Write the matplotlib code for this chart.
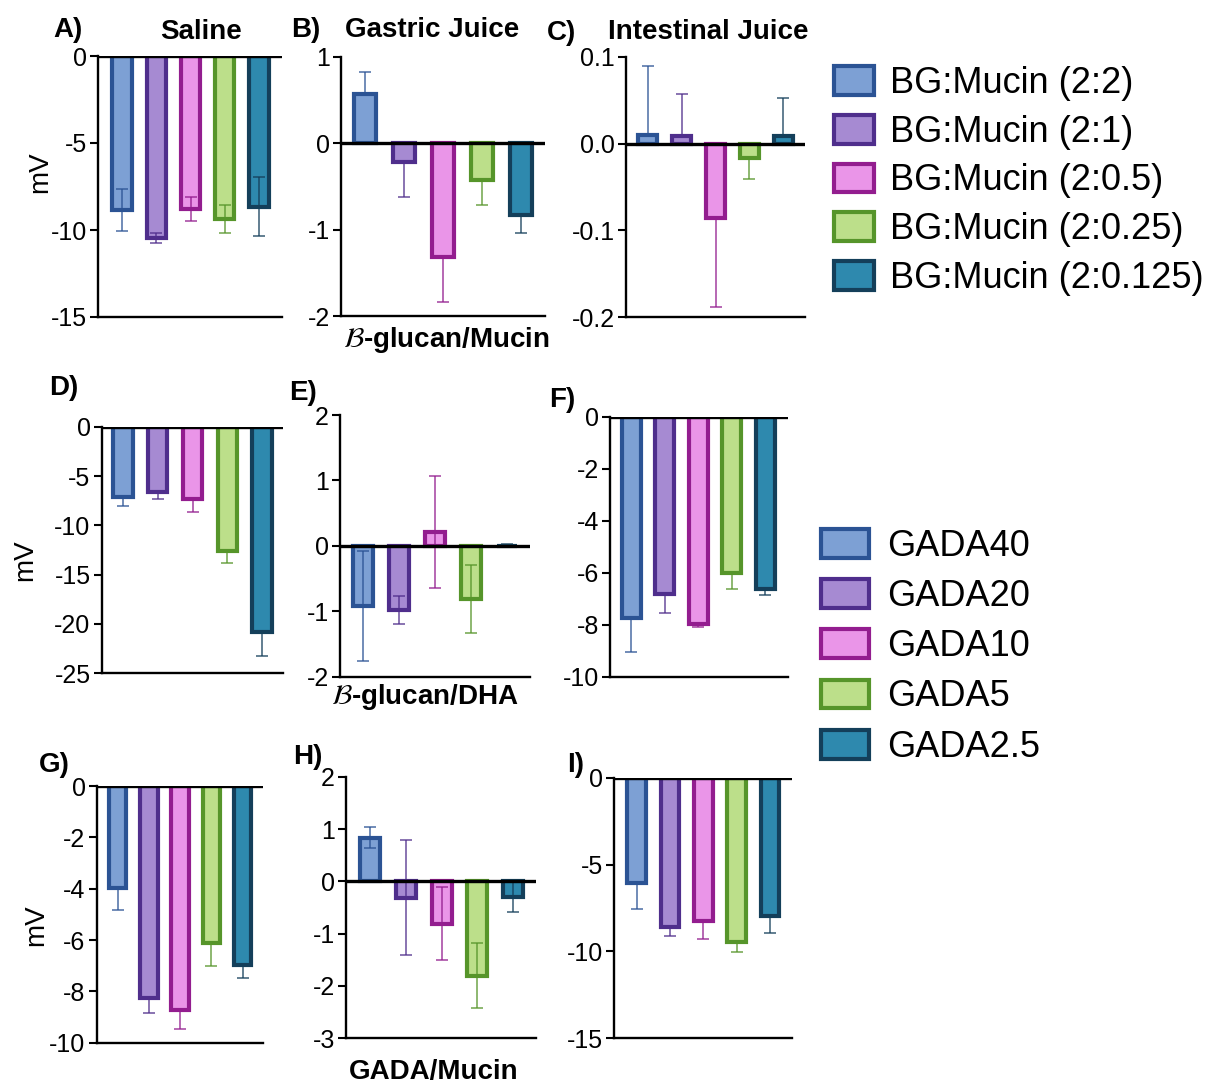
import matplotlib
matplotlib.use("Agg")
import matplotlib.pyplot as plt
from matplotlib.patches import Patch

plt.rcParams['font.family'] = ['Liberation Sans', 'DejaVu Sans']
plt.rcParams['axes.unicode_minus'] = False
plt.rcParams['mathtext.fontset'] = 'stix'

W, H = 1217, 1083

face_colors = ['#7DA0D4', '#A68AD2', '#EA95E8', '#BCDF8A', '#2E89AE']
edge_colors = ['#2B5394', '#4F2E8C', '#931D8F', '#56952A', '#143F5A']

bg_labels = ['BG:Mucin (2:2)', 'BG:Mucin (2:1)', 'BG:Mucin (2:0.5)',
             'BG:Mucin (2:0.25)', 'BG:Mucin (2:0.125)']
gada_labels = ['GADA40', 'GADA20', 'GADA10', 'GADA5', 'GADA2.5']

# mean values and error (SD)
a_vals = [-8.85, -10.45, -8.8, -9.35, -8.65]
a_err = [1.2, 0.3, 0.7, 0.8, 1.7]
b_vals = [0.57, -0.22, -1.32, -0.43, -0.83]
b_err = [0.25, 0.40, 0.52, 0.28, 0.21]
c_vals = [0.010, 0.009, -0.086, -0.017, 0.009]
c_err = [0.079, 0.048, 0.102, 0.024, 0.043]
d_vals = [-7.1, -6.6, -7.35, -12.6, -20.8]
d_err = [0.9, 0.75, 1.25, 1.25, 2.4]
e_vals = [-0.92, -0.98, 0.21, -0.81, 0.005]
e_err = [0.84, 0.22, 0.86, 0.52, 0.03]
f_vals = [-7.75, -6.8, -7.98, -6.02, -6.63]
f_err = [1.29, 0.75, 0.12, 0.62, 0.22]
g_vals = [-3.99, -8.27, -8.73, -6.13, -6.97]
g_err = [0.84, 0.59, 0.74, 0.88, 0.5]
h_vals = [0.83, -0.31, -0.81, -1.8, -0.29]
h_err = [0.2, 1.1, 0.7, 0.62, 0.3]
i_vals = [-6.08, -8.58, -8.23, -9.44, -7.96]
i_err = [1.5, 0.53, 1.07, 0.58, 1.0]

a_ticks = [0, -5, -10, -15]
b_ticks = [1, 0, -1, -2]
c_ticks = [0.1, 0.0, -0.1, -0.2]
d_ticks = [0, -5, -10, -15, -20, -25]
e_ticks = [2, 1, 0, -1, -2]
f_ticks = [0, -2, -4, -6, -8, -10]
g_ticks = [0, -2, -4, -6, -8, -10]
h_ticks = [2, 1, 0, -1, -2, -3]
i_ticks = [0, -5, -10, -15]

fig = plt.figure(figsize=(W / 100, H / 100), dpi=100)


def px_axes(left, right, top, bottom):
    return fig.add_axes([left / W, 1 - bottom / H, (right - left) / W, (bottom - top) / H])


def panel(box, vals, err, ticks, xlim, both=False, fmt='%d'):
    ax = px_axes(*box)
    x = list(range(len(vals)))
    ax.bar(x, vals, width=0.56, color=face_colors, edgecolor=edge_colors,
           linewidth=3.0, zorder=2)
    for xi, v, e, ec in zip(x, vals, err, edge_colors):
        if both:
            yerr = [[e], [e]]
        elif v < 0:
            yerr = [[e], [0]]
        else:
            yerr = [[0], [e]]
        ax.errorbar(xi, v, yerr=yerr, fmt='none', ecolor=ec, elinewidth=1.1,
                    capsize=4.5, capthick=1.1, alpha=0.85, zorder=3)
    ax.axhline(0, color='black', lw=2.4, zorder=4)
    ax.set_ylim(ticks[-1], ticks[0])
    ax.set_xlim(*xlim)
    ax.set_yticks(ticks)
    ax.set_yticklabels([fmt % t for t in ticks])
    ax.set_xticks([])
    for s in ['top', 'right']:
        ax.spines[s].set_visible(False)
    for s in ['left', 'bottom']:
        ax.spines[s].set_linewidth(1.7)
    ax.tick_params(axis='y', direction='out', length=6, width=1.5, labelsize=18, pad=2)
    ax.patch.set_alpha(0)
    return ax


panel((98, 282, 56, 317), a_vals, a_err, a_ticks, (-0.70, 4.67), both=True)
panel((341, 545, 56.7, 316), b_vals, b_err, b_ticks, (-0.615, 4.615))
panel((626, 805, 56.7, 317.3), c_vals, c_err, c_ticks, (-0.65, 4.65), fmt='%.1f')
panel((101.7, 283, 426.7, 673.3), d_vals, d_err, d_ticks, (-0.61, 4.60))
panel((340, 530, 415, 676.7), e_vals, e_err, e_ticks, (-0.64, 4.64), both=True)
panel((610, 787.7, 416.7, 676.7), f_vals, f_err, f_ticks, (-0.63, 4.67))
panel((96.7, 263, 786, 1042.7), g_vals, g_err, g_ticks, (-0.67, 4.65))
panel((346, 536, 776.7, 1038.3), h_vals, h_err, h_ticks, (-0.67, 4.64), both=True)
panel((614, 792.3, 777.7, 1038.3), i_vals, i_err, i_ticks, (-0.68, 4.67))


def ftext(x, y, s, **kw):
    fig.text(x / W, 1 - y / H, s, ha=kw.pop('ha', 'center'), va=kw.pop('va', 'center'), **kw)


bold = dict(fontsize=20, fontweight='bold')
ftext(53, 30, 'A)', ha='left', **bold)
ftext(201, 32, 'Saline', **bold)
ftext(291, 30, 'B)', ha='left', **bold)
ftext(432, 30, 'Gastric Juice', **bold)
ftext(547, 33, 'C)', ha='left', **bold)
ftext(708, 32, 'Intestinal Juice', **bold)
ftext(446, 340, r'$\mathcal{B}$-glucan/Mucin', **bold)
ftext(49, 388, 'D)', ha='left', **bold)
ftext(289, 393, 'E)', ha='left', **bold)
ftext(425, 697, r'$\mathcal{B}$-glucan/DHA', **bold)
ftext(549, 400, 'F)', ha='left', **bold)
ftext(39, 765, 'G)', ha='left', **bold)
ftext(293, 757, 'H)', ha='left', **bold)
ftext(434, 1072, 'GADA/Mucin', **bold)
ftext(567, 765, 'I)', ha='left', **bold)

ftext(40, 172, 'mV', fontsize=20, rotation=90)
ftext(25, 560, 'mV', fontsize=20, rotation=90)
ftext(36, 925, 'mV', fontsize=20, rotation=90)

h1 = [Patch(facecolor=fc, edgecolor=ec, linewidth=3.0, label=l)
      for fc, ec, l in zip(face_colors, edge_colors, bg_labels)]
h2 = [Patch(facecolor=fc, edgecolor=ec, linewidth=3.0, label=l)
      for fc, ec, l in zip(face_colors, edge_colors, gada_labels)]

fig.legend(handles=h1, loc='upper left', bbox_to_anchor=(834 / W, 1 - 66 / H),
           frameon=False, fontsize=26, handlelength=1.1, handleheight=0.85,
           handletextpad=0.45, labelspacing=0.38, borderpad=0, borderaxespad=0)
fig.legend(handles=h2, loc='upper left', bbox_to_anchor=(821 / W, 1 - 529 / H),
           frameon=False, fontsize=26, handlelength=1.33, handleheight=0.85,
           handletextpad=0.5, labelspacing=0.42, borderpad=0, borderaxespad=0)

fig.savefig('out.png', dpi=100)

**Problem description**.
Leave out the pictures and reproduce the rest of the listing exactly.

**Solution for this problem**.
Write the matplotlib code for this chart.
import matplotlib
matplotlib.use("Agg")
import matplotlib.pyplot as plt
from matplotlib.patches import Patch

plt.rcParams['font.family'] = ['Liberation Sans', 'DejaVu Sans']
plt.rcParams['axes.unicode_minus'] = False
plt.rcParams['mathtext.fontset'] = 'stix'

W, H = 1217, 1083

face_colors = ['#7DA0D4', '#A68AD2', '#EA95E8', '#BCDF8A', '#2E89AE']
edge_colors = ['#2B5394', '#4F2E8C', '#931D8F', '#56952A', '#143F5A']

bg_labels = ['BG:Mucin (2:2)', 'BG:Mucin (2:1)', 'BG:Mucin (2:0.5)',
             'BG:Mucin (2:0.25)', 'BG:Mucin (2:0.125)']
gada_labels = ['GADA40', 'GADA20', 'GADA10', 'GADA5', 'GADA2.5']

# mean values and error (SD)
a_vals = [-8.85, -10.45, -8.8, -9.35, -8.65]
a_err = [1.2, 0.3, 0.7, 0.8, 1.7]
b_vals = [0.57, -0.22, -1.32, -0.43, -0.83]
b_err = [0.25, 0.40, 0.52, 0.28, 0.21]
c_vals = [0.010, 0.009, -0.086, -0.017, 0.009]
c_err = [0.079, 0.048, 0.102, 0.024, 0.043]
d_vals = [-7.1, -6.6, -7.35, -12.6, -20.8]
d_err = [0.9, 0.75, 1.25, 1.25, 2.4]
e_vals = [-0.92, -0.98, 0.21, -0.81, 0.005]
e_err = [0.84, 0.22, 0.86, 0.52, 0.03]
f_vals = [-7.75, -6.8, -7.98, -6.02, -6.63]
f_err = [1.29, 0.75, 0.12, 0.62, 0.22]
g_vals = [-3.99, -8.27, -8.73, -6.13, -6.97]
g_err = [0.84, 0.59, 0.74, 0.88, 0.5]
h_vals = [0.83, -0.31, -0.81, -1.8, -0.29]
h_err = [0.2, 1.1, 0.7, 0.62, 0.3]
i_vals = [-6.08, -8.58, -8.23, -9.44, -7.96]
i_err = [1.5, 0.53, 1.07, 0.58, 1.0]

a_ticks = [0, -5, -10, -15]
b_ticks = [1, 0, -1, -2]
c_ticks = [0.1, 0.0, -0.1, -0.2]
d_ticks = [0, -5, -10, -15, -20, -25]
e_ticks = [2, 1, 0, -1, -2]
f_ticks = [0, -2, -4, -6, -8, -10]
g_ticks = [0, -2, -4, -6, -8, -10]
h_ticks = [2, 1, 0, -1, -2, -3]
i_ticks = [0, -5, -10, -15]

fig = plt.figure(figsize=(W / 100, H / 100), dpi=100)


def px_axes(left, right, top, bottom):
    return fig.add_axes([left / W, 1 - bottom / H, (right - left) / W, (bottom - top) / H])


def panel(box, vals, err, ticks, xlim, both=False, fmt='%d'):
    ax = px_axes(*box)
    x = list(range(len(vals)))
    ax.bar(x, vals, width=0.56, color=face_colors, edgecolor=edge_colors,
           linewidth=3.0, zorder=2)
    for xi, v, e, ec in zip(x, vals, err, edge_colors):
        if both:
            yerr = [[e], [e]]
        elif v < 0:
            yerr = [[e], [0]]
        else:
            yerr = [[0], [e]]
        ax.errorbar(xi, v, yerr=yerr, fmt='none', ecolor=ec, elinewidth=1.1,
                    capsize=4.5, capthick=1.1, alpha=0.85, zorder=3)
    ax.axhline(0, color='black', lw=2.4, zorder=4)
    ax.set_ylim(ticks[-1], ticks[0])
    ax.set_xlim(*xlim)
    ax.set_yticks(ticks)
    ax.set_yticklabels([fmt % t for t in ticks])
    ax.set_xticks([])
    for s in ['top', 'right']:
        ax.spines[s].set_visible(False)
    for s in ['left', 'bottom']:
        ax.spines[s].set_linewidth(1.7)
    ax.tick_params(axis='y', direction='out', length=6, width=1.5, labelsize=18, pad=2)
    ax.patch.set_alpha(0)
    return ax


panel((98, 282, 56, 317), a_vals, a_err, a_ticks, (-0.70, 4.67), both=True)
panel((341, 545, 56.7, 316), b_vals, b_err, b_ticks, (-0.615, 4.615))
panel((626, 805, 56.7, 317.3), c_vals, c_err, c_ticks, (-0.65, 4.65), fmt='%.1f')
panel((101.7, 283, 426.7, 673.3), d_vals, d_err, d_ticks, (-0.61, 4.60))
panel((340, 530, 415, 676.7), e_vals, e_err, e_ticks, (-0.64, 4.64), both=True)
panel((610, 787.7, 416.7, 676.7), f_vals, f_err, f_ticks, (-0.63, 4.67))
panel((96.7, 263, 786, 1042.7), g_vals, g_err, g_ticks, (-0.67, 4.65))
panel((346, 536, 776.7, 1038.3), h_vals, h_err, h_ticks, (-0.67, 4.64), both=True)
panel((614, 792.3, 777.7, 1038.3), i_vals, i_err, i_ticks, (-0.68, 4.67))


def ftext(x, y, s, **kw):
    fig.text(x / W, 1 - y / H, s, ha=kw.pop('ha', 'center'), va=kw.pop('va', 'center'), **kw)


bold = dict(fontsize=20, fontweight='bold')
ftext(53, 30, 'A)', ha='left', **bold)
ftext(201, 32, 'Saline', **bold)
ftext(291, 30, 'B)', ha='left', **bold)
ftext(432, 30, 'Gastric Juice', **bold)
ftext(547, 33, 'C)', ha='left', **bold)
ftext(708, 32, 'Intestinal Juice', **bold)
ftext(446, 340, r'$\mathcal{B}$-glucan/Mucin', **bold)
ftext(49, 388, 'D)', ha='left', **bold)
ftext(289, 393, 'E)', ha='left', **bold)
ftext(425, 697, r'$\mathcal{B}$-glucan/DHA', **bold)
ftext(549, 400, 'F)', ha='left', **bold)
ftext(39, 765, 'G)', ha='left', **bold)
ftext(293, 757, 'H)', ha='left', **bold)
ftext(434, 1072, 'GADA/Mucin', **bold)
ftext(567, 765, 'I)', ha='left', **bold)

ftext(40, 172, 'mV', fontsize=20, rotation=90)
ftext(25, 560, 'mV', fontsize=20, rotation=90)
ftext(36, 925, 'mV', fontsize=20, rotation=90)

h1 = [Patch(facecolor=fc, edgecolor=ec, linewidth=3.0, label=l)
      for fc, ec, l in zip(face_colors, edge_colors, bg_labels)]
h2 = [Patch(facecolor=fc, edgecolor=ec, linewidth=3.0, label=l)
      for fc, ec, l in zip(face_colors, edge_colors, gada_labels)]

fig.legend(handles=h1, loc='upper left', bbox_to_anchor=(834 / W, 1 - 66 / H),
           frameon=False, fontsize=26, handlelength=1.1, handleheight=0.85,
           handletextpad=0.45, labelspacing=0.38, borderpad=0, borderaxespad=0)
fig.legend(handles=h2, loc='upper left', bbox_to_anchor=(821 / W, 1 - 529 / H),
           frameon=False, fontsize=26, handlelength=1.33, handleheight=0.85,
           handletextpad=0.5, labelspacing=0.42, borderpad=0, borderaxespad=0)

fig.savefig('out.png', dpi=100)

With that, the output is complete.